True, but the problem is that that is today better done on vector hardware like ...

fulafel · on Nov 28, 2022

GPUs are still an unworkable target for wide end user audiences because of all the fragmentation, mutually incompatible APIs on macOS/Windows/Linux, proprietary languages, poor dev experience, buggy driver stacks etc.

Not to mention a host of other smaller problems (eg no standard way to write tightly coupled CPU/GPU codes, spotty virtualization support in GPUs, lack integation in estabilished high level languages, etc chilling factors).

The ML niche that can require speficic kinds of NVidia GPUs seems to be an island of its own that works for some things, but it's not great.

pjmlp · on Nov 28, 2022

While true, it is still easier to write shader code than trying to understand the low level details of SIMD and similar instruction sets, that are only exposed in a few selected languages.

Even JavaScript has easier ways to call into GPU code than exposing vector instructions.

fulafel · on Nov 29, 2022

Yes, one is easier to write and the other is easier to ship, except for WebGL.

The JS/browser angle has another GPU related parallel here. WebAssembly SIMD is is shipping since a couple of years and like WebGL make the browser platform one of the few portable ways to access this parallel-programming functionality now.

(But functionality is limited to approximately same as the 1999 vintage x86 SSE1)

dtx1 · on Nov 28, 2022

> You could say that the intersecting area in the ven diagram of "Has to run on CPU" and "Can use vector instructions" is small.

People are forgetting the "Could run on a GPU but I don't know how" factor. There's tons of Situations where GPU Offloading would be fast or more energy efficient but importing all the libraries, dealing with drivers etc. really is not worth the effort, whereas doing it on a CPU is really just a simple include away.

titzer · on Nov 28, 2022

> You could say that the intersecting area in the ven diagram of "Has to run on CPU" and "Can use vector instructions" is small.
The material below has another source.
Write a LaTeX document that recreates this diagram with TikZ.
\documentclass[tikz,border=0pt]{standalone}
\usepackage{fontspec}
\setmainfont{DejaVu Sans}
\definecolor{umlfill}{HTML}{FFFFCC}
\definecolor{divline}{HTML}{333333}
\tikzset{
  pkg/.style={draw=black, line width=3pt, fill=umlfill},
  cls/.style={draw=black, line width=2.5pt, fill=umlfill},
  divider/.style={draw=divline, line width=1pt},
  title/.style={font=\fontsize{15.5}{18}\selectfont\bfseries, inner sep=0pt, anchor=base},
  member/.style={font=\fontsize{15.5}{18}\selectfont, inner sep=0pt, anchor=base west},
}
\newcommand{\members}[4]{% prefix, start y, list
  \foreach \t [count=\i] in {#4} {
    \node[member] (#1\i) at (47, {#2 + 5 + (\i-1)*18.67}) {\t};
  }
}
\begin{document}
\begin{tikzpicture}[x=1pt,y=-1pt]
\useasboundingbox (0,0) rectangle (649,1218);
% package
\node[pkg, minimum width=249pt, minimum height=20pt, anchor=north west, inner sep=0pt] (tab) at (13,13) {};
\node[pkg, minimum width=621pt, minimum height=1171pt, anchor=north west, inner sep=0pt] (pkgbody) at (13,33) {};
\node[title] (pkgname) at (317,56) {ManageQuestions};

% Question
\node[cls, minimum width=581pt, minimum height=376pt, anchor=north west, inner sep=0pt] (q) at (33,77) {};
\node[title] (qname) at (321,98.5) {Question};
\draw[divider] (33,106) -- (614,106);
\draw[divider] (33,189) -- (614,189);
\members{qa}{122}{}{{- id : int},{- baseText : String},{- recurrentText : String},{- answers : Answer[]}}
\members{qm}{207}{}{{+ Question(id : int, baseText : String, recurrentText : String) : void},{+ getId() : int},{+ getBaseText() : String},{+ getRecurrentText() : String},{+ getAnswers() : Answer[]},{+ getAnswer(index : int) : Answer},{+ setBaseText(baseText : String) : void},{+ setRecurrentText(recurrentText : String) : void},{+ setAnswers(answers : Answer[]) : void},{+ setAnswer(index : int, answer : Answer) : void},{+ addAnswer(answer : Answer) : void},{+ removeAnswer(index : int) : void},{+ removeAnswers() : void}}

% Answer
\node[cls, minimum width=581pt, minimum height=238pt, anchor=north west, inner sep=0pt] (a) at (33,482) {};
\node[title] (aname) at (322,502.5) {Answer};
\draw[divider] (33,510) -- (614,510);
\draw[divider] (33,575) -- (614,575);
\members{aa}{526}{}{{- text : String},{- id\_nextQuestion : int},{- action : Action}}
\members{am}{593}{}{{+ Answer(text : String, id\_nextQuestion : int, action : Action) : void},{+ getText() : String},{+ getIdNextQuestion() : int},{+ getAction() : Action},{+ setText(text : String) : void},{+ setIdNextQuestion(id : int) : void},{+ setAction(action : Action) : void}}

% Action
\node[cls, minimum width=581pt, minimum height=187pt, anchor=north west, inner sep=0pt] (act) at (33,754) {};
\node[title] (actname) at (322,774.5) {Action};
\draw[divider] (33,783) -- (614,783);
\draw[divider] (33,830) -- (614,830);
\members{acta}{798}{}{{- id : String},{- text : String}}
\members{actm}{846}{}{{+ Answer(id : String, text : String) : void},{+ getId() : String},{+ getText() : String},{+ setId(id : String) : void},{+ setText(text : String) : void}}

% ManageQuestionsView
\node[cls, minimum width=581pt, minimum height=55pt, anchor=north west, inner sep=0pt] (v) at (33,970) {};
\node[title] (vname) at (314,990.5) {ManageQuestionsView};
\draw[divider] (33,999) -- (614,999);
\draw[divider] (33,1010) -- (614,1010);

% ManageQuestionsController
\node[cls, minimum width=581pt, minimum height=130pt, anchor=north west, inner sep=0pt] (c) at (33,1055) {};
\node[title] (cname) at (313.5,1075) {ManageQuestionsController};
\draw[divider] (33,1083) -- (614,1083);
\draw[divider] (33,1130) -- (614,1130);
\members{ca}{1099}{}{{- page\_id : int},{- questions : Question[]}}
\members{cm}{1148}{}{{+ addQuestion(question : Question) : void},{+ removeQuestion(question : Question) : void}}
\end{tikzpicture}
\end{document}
I dunno, JSON parsing is stupid hot these days because of web stacks. Given the neat parsing tricks by simdjson mentioned upthread, it seems like AVX512 could accelerate many applications that boil down to linear searches through memory, which includes lots of parsing and network problems.

mhh__ · on Nov 28, 2022

Firing up a GPU just to do a little bit of inference sounds quite expensive.
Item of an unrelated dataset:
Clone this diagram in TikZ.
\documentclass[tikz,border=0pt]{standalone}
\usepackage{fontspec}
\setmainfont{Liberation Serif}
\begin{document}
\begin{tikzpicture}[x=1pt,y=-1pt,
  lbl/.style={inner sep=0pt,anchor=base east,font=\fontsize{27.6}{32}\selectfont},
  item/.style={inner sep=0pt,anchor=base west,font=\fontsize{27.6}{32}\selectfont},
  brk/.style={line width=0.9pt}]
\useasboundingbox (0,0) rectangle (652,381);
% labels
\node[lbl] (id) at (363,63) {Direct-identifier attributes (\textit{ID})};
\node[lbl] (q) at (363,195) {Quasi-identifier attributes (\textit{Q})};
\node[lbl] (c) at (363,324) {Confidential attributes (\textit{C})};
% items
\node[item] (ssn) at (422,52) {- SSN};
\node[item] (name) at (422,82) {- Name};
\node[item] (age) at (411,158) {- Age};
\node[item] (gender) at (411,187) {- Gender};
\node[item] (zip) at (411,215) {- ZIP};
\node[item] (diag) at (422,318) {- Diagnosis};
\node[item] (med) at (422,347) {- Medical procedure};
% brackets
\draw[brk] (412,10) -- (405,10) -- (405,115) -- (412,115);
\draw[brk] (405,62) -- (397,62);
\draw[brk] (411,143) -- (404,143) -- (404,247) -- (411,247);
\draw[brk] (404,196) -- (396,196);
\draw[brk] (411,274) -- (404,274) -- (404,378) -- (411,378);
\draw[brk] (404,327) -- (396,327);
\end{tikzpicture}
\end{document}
CPUs (let alone CPUs talking to a GPU) spend huge numbers of cycles shunting data around already.

dragontamer · on Nov 28, 2022

> few reasons to use AVX-512 on a CPU,

Memcpy and memset are massively parallel operations used on a CPU all the time.

But lets ignore the _easy_ problems. AES-GCM mode is massively parallelized as well, each 128-bit block of AES-GCM can run in parallel, so AVX512-AES encryption can process 4 blocks in parallel per clock tick.

Linus is just somehow ignorant of this subject...

stephencanon · on Nov 28, 2022

Icelake and later CPUs have a REP MOVS / REP STOS implementation that is generally optimal for memcpy and memset, so there’s no reason to use AVX512 for those except in very specific cases.

dragontamer · on Nov 28, 2022

Does AMD support enhanced REP MOVS?

I know when I use GCC to compile with AVX512 flags, it seems to output memcpy as AVX registers / ZMMs and stuff...

Auto vectorization usually sucks for most code. But very simple setting of structures / memcpy / memset like code is ideal for AVX512. It's a pretty common use case (think a C++ vector<SomeClass> where the default constructor sets the 128 byte structure to some defaults)

stephencanon · on Nov 29, 2022

AVX512 doesn't itself imply Icelake+; the actual feature is FSRM (fast short rep movs), which is distinct from AVX512. In particular, Skylake Xeon and Cannon Lake, Cascade Lake, and Cooper Lake all have AVX512 but not FSRM, but my expectation is that all future architectures will have support, so I would expect memcpy and memset implementations tuned for Icelake and onwards to take advantage of it.